I can see what date (or range) the person visited the restaurant. I can determine what types of food they enjoy. I might be able to tell what region they are from based on the types of language they use. I know they visited another country and could potentially link this review with other reviews from their trip. And they didn't even include personal data in the text -- something that happens more often than you'd think!

Removing all potential quasi-identifiers is a good idea if you are passing the dataset to another person or company -- and this means spending time determining what they might be and applying anonymization techniques to the dataset itself. Otherwise, it is useful to simply know that removing all quasi-identifiers is difficult and takes time -- therefore any data collected from persons should be assumed to have quasi-identifiers and therefore be private.

User-Input Data is Private Data

When users are given forms, who knows what comes over them? And by them, I mean all of us! I regularly have to stop myself from treating chat prompts and contact forms as places where I can talk directly to another human. I mean, why not just put our name, phone number and account number directly into the form?

Well, the problem really is that this data is often then stored somewhere -- sometimes without any security precautions, or is used without any sanitization for applications like machine learning or natural language processing. So, your phone number or account number, when entered into the form or chat message, they might be stored or used without first removing that information in order to protect your privacy.

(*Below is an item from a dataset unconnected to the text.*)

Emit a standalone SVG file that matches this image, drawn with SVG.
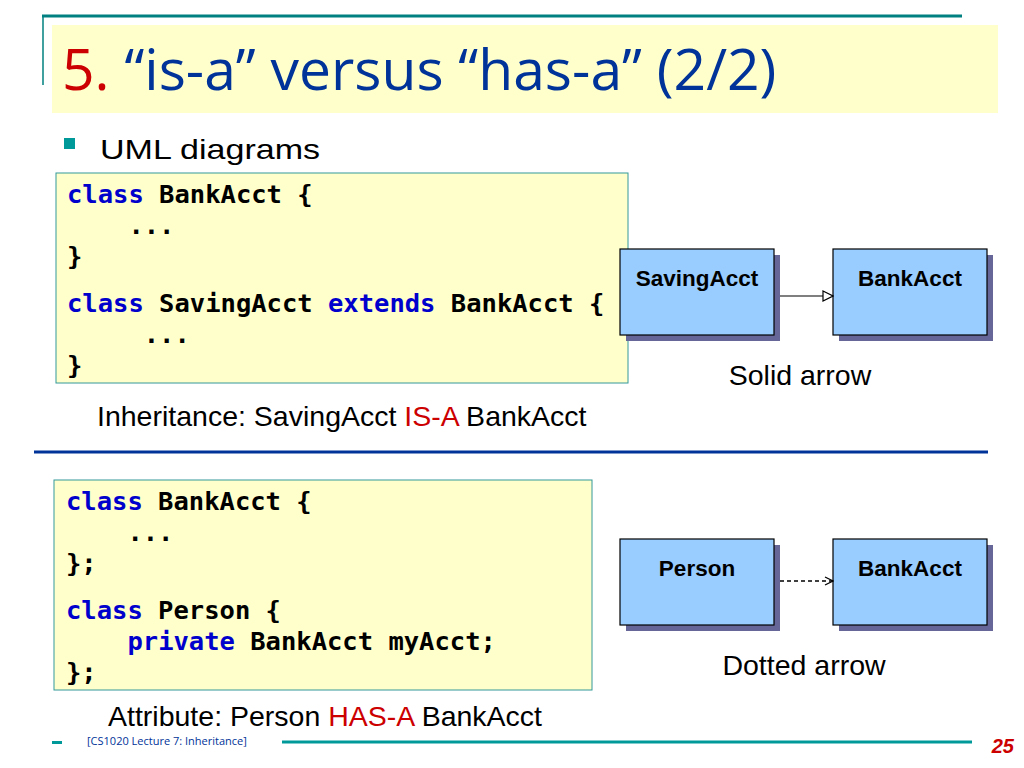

So, when we develop application and allow users to input text, to record their voices or videos, to talk with chatbots or customer service representatives; we should treat their user input as private until proven otherwise.

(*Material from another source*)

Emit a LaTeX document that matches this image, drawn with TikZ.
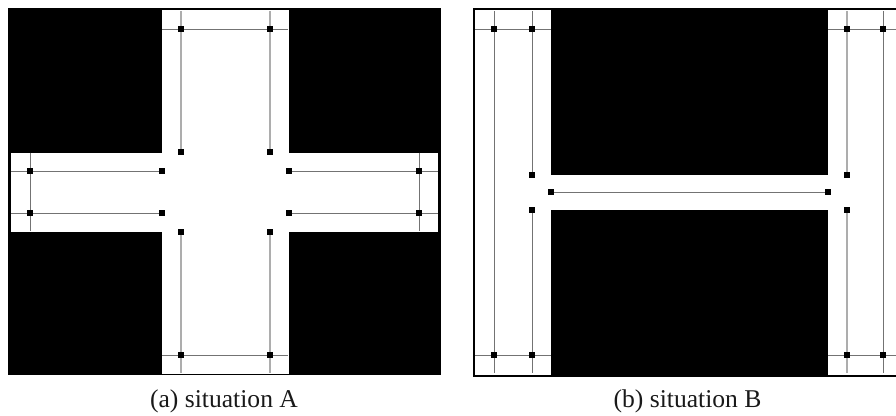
\documentclass[tikz,border=0pt]{standalone}
\usepackage{fontspec}
\setmainfont{Liberation Serif}
\tikzset{
  pt/.style={fill=black,draw=none,inner sep=0pt,minimum size=5.3pt,rectangle},
  wire/.style={draw=black!55,line width=0.9pt},
  lightwire/.style={draw=black!32,line width=1.4pt},
  captiontext/.style={font=\fontsize{25.6}{28}\selectfont,inner sep=0pt,text=black!90,anchor=base}
}
\begin{document}
\begin{tikzpicture}[x=1pt,y=-1pt]
\useasboundingbox (0,0) rectangle (896,415);
\clip (0,0) rectangle (896,415);
% situation A background
\fill[black] (8,8) rectangle (441,375);
\fill[white] (162,10) rectangle (289,374);
\fill[white] (11,152.5) rectangle (438,231.7);
% situation B background
\fill[black] (472.5,8) rectangle (896,377);
\fill[white] (475,10) rectangle (551.3,375);
\fill[white] (828,10) rectangle (896,375);
\fill[white] (551,175) rectangle (828,209.6);
% nodes A
\foreach \n/\x/\y in {
  a1/181/29,a2/270/29,a3/181/152,a4/270/152,
  a5/181/232,a6/270/232,a7/181/355,a8/270/355,
  a9/30/171,a10/162/171,a11/30/213,a12/162/213,
  a13/289/171,a14/419/171,a15/289/213,a16/419/213}
  {\node[pt] (\n) at (\x,\y) {};}
% nodes B
\foreach \n/\x/\y in {
  b1/494/29,b2/532/29,b3/847/29,b4/883/29,
  b5/532/175,b6/532/210,b7/847/175,b8/847/210,
  b9/551/192,b10/828/192,
  b11/494/355,b12/532/355,b13/847/355,b14/883/355}
  {\node[pt] (\n) at (\x,\y) {};}
% free ends A
\foreach \n/\x/\y in {
  p1/181/11,p2/270/11,p3/181/373,p4/270/373,
  p5/162/29,p6/288/29,p7/162/355,p8/288/355,
  p9/30/152.5,p10/30/231,p11/419/152.5,p12/419/231,
  p13/11/171,p14/11/213,p15/438/171,p16/438/213}
  {\coordinate (\n) at (\x,\y);}
% free ends B
\foreach \n/\x/\y in {
  q1/494/11,q2/532/11,q3/847/11,q4/883/11,
  q5/494/373,q6/532/373,q7/847/373,q8/883/373,
  q9/475/29,q10/551/29,q11/828/29,q12/896/29,
  q13/475/355,q14/551/355,q15/828/355,q16/896/355}
  {\coordinate (\n) at (\x,\y);}
% connectors A
\draw[wire] (p5) -- (a1) -- (a2) -- (p6);
\draw[wire] (p7) -- (a7) -- (a8) -- (p8);
\draw[lightwire] (p1) -- (a1) -- (a3);
\draw[lightwire] (p2) -- (a2) -- (a4);
\draw[lightwire] (a5) -- (a7) -- (p3);
\draw[lightwire] (a6) -- (a8) -- (p4);
\draw[wire] (p9) -- (a9) -- (a11) -- (p10);
\draw[wire] (p11) -- (a14) -- (a16) -- (p12);
\draw[wire] (p13) -- (a9) -- (a10);
\draw[wire] (p14) -- (a11) -- (a12);
\draw[wire] (a13) -- (a14) -- (p15);
\draw[wire] (a15) -- (a16) -- (p16);
% connectors B
\draw[wire] (q1) -- (b1) -- (b11) -- (q5);
\draw[wire] (q2) -- (b2) -- (b5);
\draw[wire] (b6) -- (b12) -- (q6);
\draw[lightwire] (q3) -- (b3) -- (b7);
\draw[lightwire] (b8) -- (b13) -- (q7);
\draw[wire] (q4) -- (b4) -- (b14) -- (q8);
\draw[wire] (q9) -- (b1) -- (b2) -- (q10);
\draw[wire] (q11) -- (b3) -- (b4) -- (q12);
\draw[wire] (q13) -- (b11) -- (b12) -- (q14);
\draw[wire] (q15) -- (b13) -- (b14) -- (q16);
\draw[wire] (b9) -- (b10);
% captions
\node[captiontext] (capa) at (224,407.5) {(a) situation A};
\node[captiontext] (capb) at (687.5,407.5) {(b) situation B};
\end{tikzpicture}
\end{document}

Proprietary Data is Sensitive Data

Beyond person-related data, there are actually plenty of other types of sensitive data. For example, if you are a bank and some of your proprietary information on how you determine new markets to expand into -- or you are a day trader and your proprietary trade information is released, these are your company or job secrets.

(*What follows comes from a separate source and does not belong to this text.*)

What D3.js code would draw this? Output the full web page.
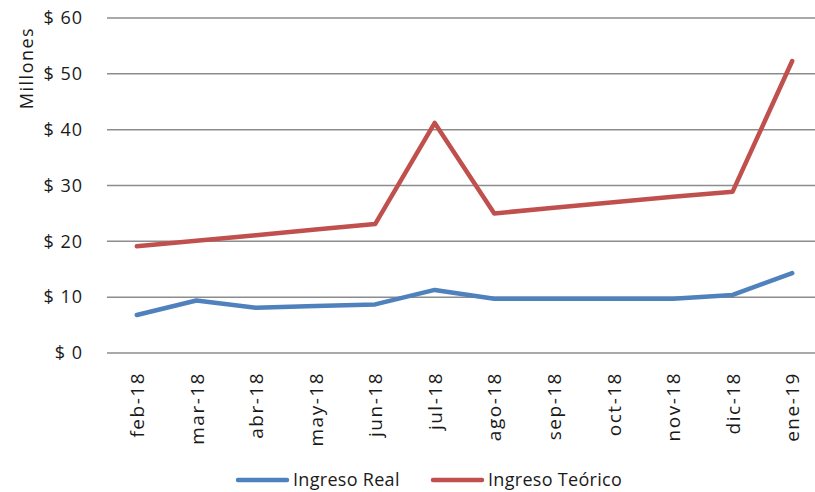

A lot of the data that we use for data science and data mining is related to proprietary data. How much money our company spends on advertisements, our company Intranet materials, operations and logistics data on shipments or devices worldwide. If any of this data were to leak, we would need to determine the extent of the damage -- what if our competitor got ahold of it? What would our board or stockholders think? Would it cause commotion for ourselves or our industry if these secrets were sold?

Use the Robber- and Mom-Tests

If you need to identify sensitive or private data in your dataset -- use a test. The first test would be to ask yourself, "Would it be okay if this data was stolen?". If you can safely say, yes, it would be okay (perhaps not preferred, but if it happened it wouldn't demonstrably affect your day-to-day operations or internal security), then it is likely that data doesn't contain sensitive or private information.

The second test is what I call the "Mom-Test". And this test asks, if the data at hand was your mom's, would you be okay handling it the way you currently do so. Would you use it exactly the same way, share it the same way, store it the same way? If so, you likely are treating this person-related data with care, but if not, you may want to review ways to identify and protect private data before handling it.

Conclusion: Sensitive and Private Data are Everywhere

Hopefully you learned at least one new way to identify sensitive and private data in this article, helping to make your data use more secure. In the end, you are the expert when it comes to your own data, and you should trust your domain knowledge and expertise to help determine what could be a quasi-identifier, what you should remove or protect and how to make sure your data is handled securely.

If you ever aren't sure, or something doesn't pass the Robber or Mom-Tests, it is always better to remain vigilant and cautious. Although perfection is the enemy of good for most things; when managing private or sensitive data, it's far better to strive for truly secure data management.